# 91 NX and 93 NX cluster question



## Guest (Mar 26, 2003)

Hey all,
My first post.
I've done a search on this but most refer to the Sentra. I have a 91 NX 1600 with the digital instrument cluster. A couple of the bars are burnt out and I have a replacement from a wreckers that I can get for free. It's from a 93 NX 1600. Both cars are auto if that makes a difference). The 93 cluster is a mix of digital and analog. Is my 91 compatible with the 93 cluster. I read somewhere that the 93 clusters don't have the speedo cable yet my 91 does.

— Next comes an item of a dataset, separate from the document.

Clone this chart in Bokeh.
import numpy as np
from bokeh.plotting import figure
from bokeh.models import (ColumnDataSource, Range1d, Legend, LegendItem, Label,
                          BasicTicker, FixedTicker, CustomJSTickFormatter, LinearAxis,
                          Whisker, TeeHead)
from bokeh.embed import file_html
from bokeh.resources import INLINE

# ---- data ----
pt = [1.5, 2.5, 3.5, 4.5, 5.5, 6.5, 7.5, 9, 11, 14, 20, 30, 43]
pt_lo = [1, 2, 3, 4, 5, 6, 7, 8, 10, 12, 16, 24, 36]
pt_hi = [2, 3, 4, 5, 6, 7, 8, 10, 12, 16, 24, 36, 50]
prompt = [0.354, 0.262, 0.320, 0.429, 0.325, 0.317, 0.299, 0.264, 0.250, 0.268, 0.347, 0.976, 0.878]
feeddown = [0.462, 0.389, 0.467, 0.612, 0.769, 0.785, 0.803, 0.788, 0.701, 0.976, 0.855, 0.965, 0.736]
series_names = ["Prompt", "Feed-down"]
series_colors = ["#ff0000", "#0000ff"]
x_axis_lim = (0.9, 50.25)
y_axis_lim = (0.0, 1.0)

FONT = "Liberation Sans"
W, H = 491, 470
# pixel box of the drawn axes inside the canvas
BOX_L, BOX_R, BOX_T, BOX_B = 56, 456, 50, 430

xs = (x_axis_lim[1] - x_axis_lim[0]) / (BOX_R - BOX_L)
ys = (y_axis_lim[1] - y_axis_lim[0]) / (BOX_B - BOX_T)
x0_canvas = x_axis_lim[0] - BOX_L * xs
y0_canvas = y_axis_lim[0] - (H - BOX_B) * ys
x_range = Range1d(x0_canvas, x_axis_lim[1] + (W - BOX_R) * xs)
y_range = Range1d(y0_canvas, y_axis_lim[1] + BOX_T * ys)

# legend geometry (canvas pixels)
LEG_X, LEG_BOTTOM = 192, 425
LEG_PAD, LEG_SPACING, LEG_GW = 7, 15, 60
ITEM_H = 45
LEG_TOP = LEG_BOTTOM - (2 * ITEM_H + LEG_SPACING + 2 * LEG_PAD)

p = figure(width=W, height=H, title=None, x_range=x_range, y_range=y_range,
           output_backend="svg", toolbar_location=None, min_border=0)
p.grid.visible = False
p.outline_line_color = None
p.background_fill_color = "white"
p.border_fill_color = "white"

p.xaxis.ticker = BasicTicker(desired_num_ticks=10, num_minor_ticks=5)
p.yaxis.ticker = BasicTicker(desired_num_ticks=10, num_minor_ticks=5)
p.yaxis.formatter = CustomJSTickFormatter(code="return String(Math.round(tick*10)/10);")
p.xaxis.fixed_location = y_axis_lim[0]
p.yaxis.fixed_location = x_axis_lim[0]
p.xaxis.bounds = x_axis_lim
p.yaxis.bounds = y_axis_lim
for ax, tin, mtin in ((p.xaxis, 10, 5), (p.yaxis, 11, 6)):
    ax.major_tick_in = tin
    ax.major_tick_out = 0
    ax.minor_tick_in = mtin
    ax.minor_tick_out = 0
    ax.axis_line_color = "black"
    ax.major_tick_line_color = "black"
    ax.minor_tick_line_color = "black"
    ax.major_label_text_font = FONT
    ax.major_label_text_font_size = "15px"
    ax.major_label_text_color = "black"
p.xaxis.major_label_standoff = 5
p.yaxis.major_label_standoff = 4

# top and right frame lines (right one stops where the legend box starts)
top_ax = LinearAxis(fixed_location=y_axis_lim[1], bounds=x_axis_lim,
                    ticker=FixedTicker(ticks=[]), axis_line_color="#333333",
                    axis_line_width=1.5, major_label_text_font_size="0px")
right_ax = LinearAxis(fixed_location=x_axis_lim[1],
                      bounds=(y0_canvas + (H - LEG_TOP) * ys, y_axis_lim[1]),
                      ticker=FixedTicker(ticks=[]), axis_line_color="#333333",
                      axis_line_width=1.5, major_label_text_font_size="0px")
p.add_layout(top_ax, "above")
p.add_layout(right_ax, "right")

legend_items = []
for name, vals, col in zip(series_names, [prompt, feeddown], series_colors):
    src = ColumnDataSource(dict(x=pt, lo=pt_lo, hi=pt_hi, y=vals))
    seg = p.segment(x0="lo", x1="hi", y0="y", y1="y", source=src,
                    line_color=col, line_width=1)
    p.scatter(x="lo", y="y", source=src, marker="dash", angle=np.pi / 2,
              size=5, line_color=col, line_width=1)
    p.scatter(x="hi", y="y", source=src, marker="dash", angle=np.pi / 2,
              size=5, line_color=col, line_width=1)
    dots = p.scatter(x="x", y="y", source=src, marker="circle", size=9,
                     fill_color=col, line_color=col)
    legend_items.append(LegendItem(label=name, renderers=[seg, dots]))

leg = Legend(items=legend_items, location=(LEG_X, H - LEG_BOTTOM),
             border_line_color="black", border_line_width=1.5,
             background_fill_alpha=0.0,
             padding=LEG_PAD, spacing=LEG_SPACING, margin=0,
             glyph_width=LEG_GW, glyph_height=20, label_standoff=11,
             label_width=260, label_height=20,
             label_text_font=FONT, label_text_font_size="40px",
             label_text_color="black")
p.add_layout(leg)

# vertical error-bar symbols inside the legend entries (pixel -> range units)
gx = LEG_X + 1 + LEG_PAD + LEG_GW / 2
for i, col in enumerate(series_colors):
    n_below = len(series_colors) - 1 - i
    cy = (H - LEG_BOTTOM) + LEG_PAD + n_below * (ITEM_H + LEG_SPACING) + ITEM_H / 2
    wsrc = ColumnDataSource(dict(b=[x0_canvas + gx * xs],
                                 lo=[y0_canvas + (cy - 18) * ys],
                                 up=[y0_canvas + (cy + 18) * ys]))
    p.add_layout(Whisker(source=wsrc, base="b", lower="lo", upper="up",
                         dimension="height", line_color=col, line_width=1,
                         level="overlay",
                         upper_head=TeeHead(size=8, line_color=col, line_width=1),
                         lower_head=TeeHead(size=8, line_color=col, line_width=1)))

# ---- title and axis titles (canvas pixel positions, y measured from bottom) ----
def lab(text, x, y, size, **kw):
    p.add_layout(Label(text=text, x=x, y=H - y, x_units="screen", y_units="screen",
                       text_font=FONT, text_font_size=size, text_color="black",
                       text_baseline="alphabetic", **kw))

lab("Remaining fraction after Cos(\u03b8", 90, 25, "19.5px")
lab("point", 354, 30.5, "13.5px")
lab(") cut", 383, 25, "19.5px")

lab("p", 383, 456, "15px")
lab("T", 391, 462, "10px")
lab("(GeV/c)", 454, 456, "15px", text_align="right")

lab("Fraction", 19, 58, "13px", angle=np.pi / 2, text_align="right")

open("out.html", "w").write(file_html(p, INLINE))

Just wanted to ask berfore I fry the ECU. lol

Thanks,

Evan


----------



## toolapcfan (Jul 10, 2002)

You'll have to swap wires around since not only did the wiring colors change between '91 and '93, but also because they are different clusters. I can't imagine if your '91 had a digital cluster why they'd use a speedo cable on it, that doesn't make much sense, but they might have. Look and see if you have a speedo cable or not. If not then you should be able to swap most of the wires into the correct spots by comparing the backs of the two clusters, they should have markings indicating what wire does what. I'd just save yourself a lot of headache and get the same cluster and just swap it out. I wouldn't think it's worth going through all that just to save a few bucks. Swapping different clusters is a lot of work that is really unnecessary.


----------